> Extracted material

Begin

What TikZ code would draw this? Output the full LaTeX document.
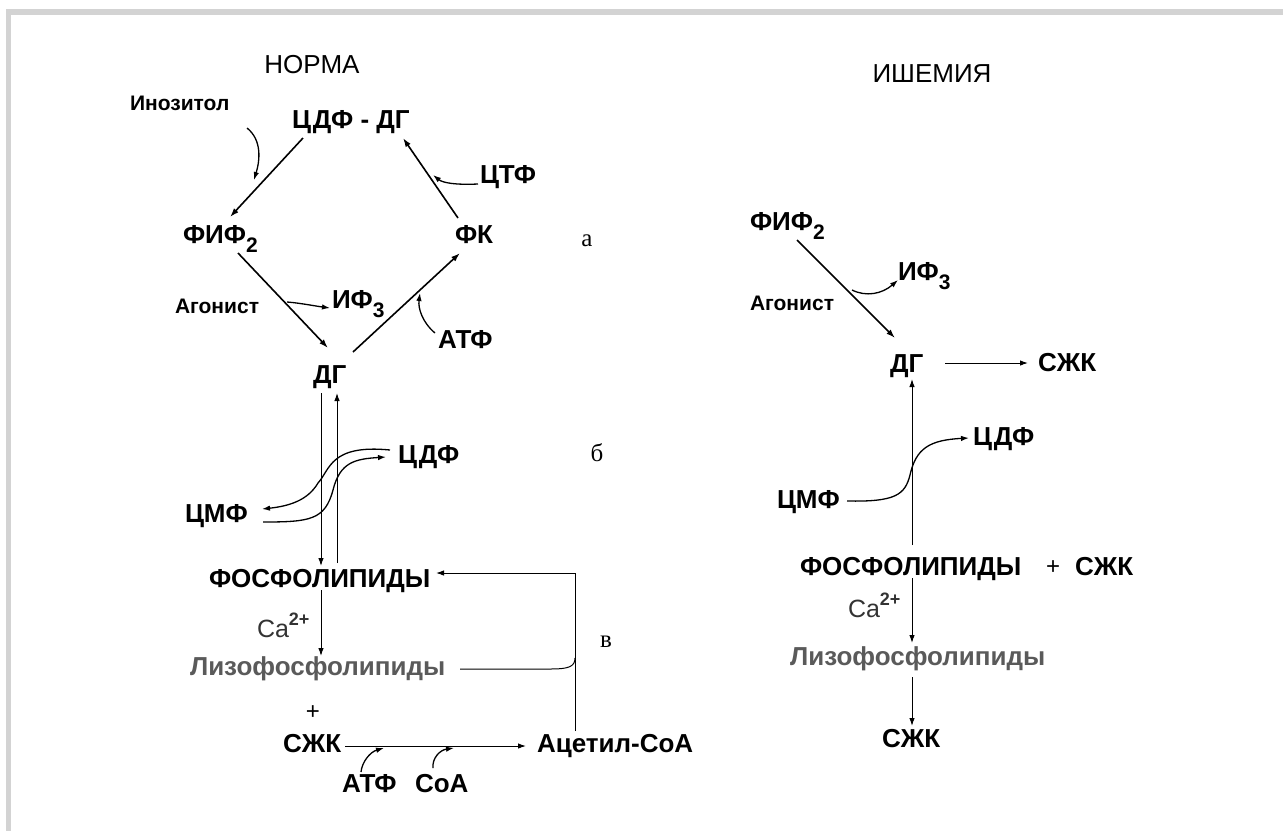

End
Begin

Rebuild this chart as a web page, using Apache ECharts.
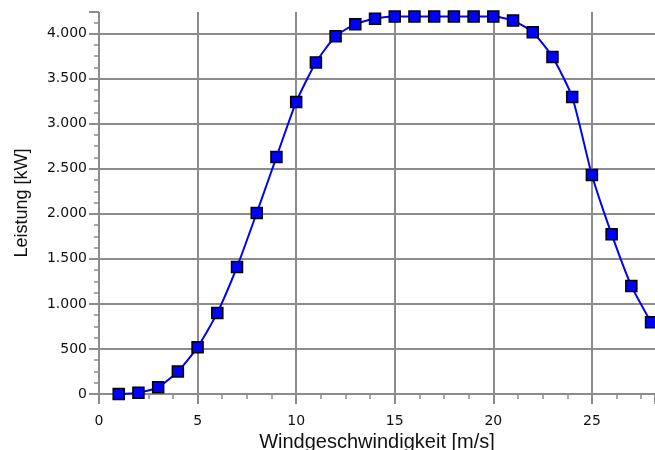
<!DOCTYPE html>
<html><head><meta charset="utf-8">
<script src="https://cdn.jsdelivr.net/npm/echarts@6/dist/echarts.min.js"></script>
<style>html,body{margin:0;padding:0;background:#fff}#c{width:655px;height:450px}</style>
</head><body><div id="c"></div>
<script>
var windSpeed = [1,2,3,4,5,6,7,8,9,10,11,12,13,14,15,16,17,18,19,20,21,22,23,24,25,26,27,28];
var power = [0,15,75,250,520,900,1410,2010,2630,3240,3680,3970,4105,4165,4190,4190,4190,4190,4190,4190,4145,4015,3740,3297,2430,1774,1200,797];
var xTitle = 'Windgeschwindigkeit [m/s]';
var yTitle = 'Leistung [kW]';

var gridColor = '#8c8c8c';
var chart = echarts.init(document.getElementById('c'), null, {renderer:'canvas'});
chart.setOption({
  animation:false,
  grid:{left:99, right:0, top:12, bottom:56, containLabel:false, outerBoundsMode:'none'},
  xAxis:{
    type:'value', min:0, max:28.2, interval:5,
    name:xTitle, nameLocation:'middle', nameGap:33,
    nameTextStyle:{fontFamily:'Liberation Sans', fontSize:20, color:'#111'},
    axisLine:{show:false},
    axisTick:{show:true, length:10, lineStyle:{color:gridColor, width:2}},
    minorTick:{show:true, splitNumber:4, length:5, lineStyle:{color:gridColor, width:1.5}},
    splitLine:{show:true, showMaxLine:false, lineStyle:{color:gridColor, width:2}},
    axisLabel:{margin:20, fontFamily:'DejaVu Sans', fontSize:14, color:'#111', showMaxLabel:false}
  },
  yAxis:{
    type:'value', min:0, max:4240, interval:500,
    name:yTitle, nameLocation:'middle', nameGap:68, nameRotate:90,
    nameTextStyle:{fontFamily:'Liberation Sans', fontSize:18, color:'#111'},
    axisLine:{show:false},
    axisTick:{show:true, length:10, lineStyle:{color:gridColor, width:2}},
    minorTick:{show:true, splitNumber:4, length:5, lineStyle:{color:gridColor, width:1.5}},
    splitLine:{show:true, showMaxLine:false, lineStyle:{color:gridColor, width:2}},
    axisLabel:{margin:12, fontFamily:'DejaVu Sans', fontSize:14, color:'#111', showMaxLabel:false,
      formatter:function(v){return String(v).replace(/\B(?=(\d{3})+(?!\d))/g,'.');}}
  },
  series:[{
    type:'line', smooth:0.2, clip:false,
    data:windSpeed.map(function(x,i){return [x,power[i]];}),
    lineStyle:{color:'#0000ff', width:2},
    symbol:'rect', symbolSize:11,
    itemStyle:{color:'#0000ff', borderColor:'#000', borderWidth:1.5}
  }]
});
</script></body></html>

End

> Task statement
Write out exactly the lines from the one that has "Rebuild this chart" down to the one that has "var yTitle = 'Leistung [kW]';", including both. Pictures stay out of the copy.

> The result
Rebuild this chart as a web page, using Apache ECharts.
<!DOCTYPE html>
<html><head><meta charset="utf-8">
<script src="https://cdn.jsdelivr.net/npm/echarts@6/dist/echarts.min.js"></script>
<style>html,body{margin:0;padding:0;background:#fff}#c{width:655px;height:450px}</style>
</head><body><div id="c"></div>
<script>
var windSpeed = [1,2,3,4,5,6,7,8,9,10,11,12,13,14,15,16,17,18,19,20,21,22,23,24,25,26,27,28];
var power = [0,15,75,250,520,900,1410,2010,2630,3240,3680,3970,4105,4165,4190,4190,4190,4190,4190,4190,4145,4015,3740,3297,2430,1774,1200,797];
var xTitle = 'Windgeschwindigkeit [m/s]';
var yTitle = 'Leistung [kW]';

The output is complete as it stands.